Au nord, au niveau de ce qui est encore la rue des Petits Carreaux, une arcade aux relents champêtres marque l’entrée du Marché Montorgueil. De maigres plantes accrochées au treillage contribuent à étouffer le jaune illisible de l’enseigne. Cette frontière de pacotille m’amuse. Soutenue en sa base par deux vasques de béton, la composition évoque une guinguette de théâtre.
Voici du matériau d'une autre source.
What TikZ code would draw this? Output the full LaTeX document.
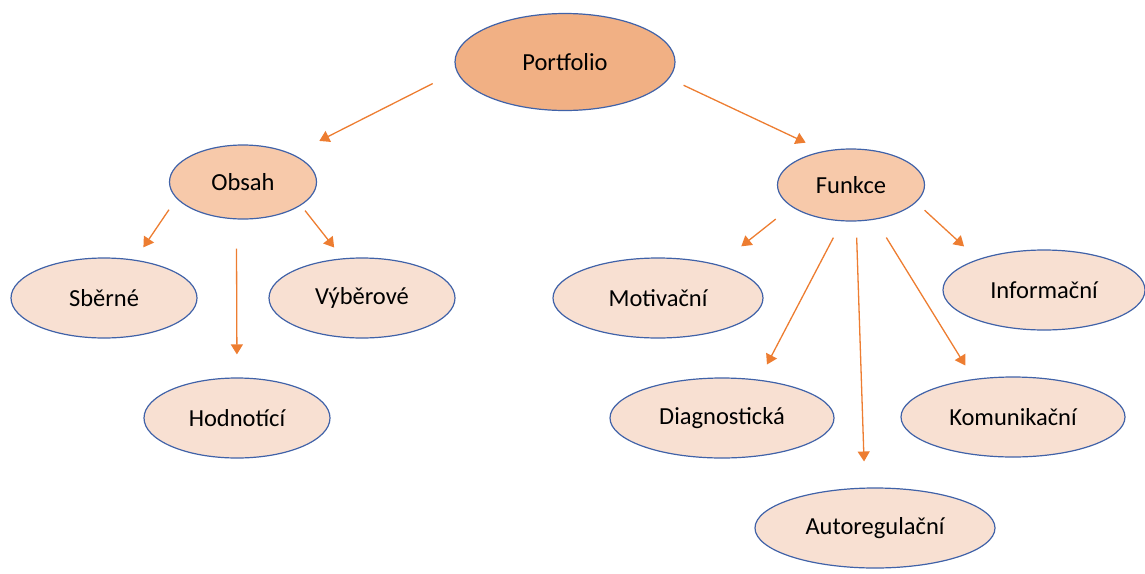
\documentclass[tikz,border=0pt]{standalone}
\usepackage{fontspec}
\setmainfont{Carlito}
\usetikzlibrary{shapes.geometric,arrows.meta}
\definecolor{rim}{HTML}{4062A8}
\definecolor{topfill}{HTML}{F1B084}
\definecolor{midfill}{HTML}{F7C9AA}
\definecolor{leaffill}{HTML}{F8E0D2}
\definecolor{arrowcol}{HTML}{ED7D31}
\tikzset{
    bubble/.style={ellipse, draw=rim, line width=1.2pt, inner sep=0pt,
        font=\fontsize{24.5}{28}\selectfont},
    leaf/.style={bubble, fill=leaffill, minimum height=80pt},
    link/.style={draw=arrowcol, line width=1.3pt,
        -{Triangle[length=10pt,width=12pt]}}
}
\begin{document}
\begin{tikzpicture}[x=1pt,y=-1pt]
    \useasboundingbox (0,0) rectangle (1145,573);
    % top and the two branches
    \node[bubble, fill=topfill, minimum width=220pt, minimum height=97pt]
        (portfolio) at (565,62) {Portfolio};
    \node[bubble, fill=midfill, minimum width=147pt, minimum height=74pt]
        (obsah) at (243,182) {Obsah};
    \node[bubble, fill=midfill, minimum width=147pt, minimum height=72pt]
        (funkce) at (851,185) {Funkce};
    % leaves of Obsah
    \node[leaf, minimum width=186pt] (sberne) at (104,298) {Sběrné};
    \node[leaf, minimum width=186pt] (vyberove) at (362,298) {Výběrové};
    \node[leaf, minimum width=186pt] (hodnotici) at (237,418) {Hodnotící};
    % leaves of Funkce
    \node[leaf, minimum width=210pt] (motivacni) at (658,298) {Motivační};
    \node[leaf, minimum width=202pt] (informacni) at (1044,290) {Informační};
    \node[leaf, minimum width=224pt] (diagnosticka) at (722,418) {Diagnostická};
    \node[leaf, minimum width=224pt] (komunikacni) at (1013,417) {Komunikační};
    \node[leaf, minimum width=240pt] (autoregulacni) at (875,528) {Autoregulační};
    % arrows
    \draw[link, shorten <=26.7pt, shorten >=29.5pt] (portfolio.185) -- (obsah.29.6);
    \draw[link, shorten <=15.9pt, shorten >=19.7pt] (portfolio.351.8) -- (funkce.129.3);
    \draw[link, shorten <=13.4pt, shorten >=14.9pt] (obsah.194.7) -- (sberne.51.2);
    \draw[link, shorten <=29.1pt, shorten >=23pt] (obsah.260.8) -- (hodnotici.90);
    \draw[link, shorten <=6.6pt, shorten >=13.7pt] (obsah.338.5) -- (vyberove.116.7);
    \draw[link, shorten <=19.9pt, shorten >=29.5pt] (funkce.200.7) -- (motivacni.29.6);
    \draw[link, shorten <=18.4pt, shorten >=17.1pt] (funkce.256.8) -- (diagnosticka.46.5);
    \draw[link, shorten <=16.1pt, shorten >=26.1pt] (funkce.278.7) -- (autoregulacni.104.3);
    \draw[link, shorten <=21.1pt, shorten >=15.9pt] (funkce.305.2) -- (komunikacni.136.7);
    \draw[link, shorten <=11.5pt, shorten >=18.8pt] (funkce.345.1) -- (informacni.155.5);
\end{tikzpicture}
\end{document}
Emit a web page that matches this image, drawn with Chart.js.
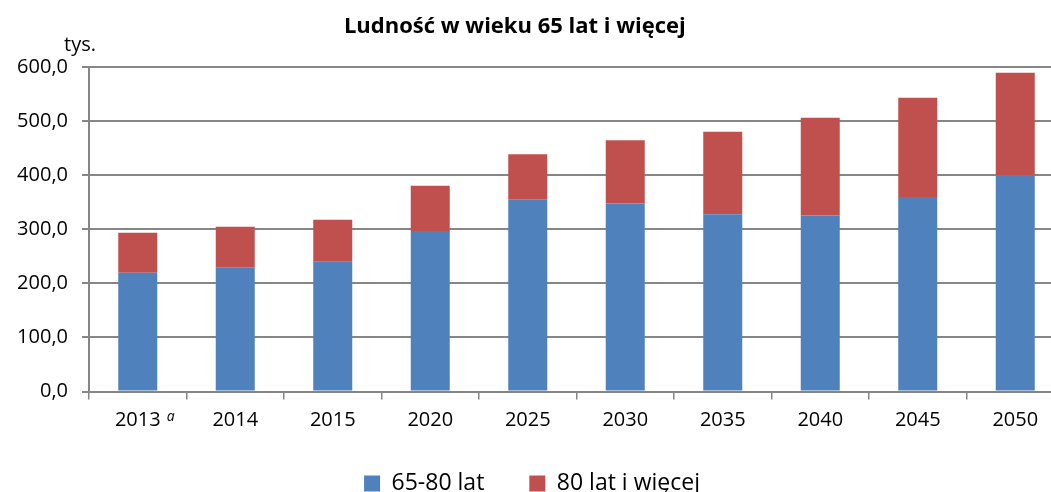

Une fois la porte franchie, les immeubles préservés par Haussmann valent le déplacement. Certaines façades glissent en un léger biais sur la rue. Derrière les fenêtres, les hauts plafonds révèlent leurs poutres aux badauds. Ces bâtiments témoignent d’une période ou l’urbanisme improvisait ses règles. Quatre, cinq étages, de fragiles balcons et diverses lézardes donnent à l’ensemble un cachet pré révolutionnaire. L’imaginaire travaille tant rien ne semble avoir été laissé au hasard. Quelques lanternes préservées au dessus des porches évoquent le Paris d’Eugène Sue, de Dumas ou d’Hugo. D’anciens réverbères agrémentent les coins de ruelles. À ma gauche, une enseigne « AU PLANTEUR » présente maître et esclave au sommet de leurs rapports. Le colon assis comme un prince, se fait servir par un insulaire vêtu d’un pagne et de quelques plumes. Cette image semble avoir été préservée pour le seul plaisir de s’en émouvoir.
Un peu plus bas, à l’angle de la rue Greneta, subsiste le célèbre « Rocher de Cancale » où Balzac et bien d’autres avaient leurs habitudes. L’endroit est visible de loin. La devanture bleu pâle et se heurte au doré de l’enseigne. L’inclinaison de la façade latérale évoque la fragilité des ces maisons médiévales, sacrifiées au fil des siècles par la cité moderne. L’intérieur, tout en chaleur et boiseries, confirme cette tendance. Au premier étage, la décrépitude travaillée des murs révèle diverses estampes noyées au fil des rénovations. Avis aux écrivains en herbe; pour le prix d’un repas viendrait l’inspiration.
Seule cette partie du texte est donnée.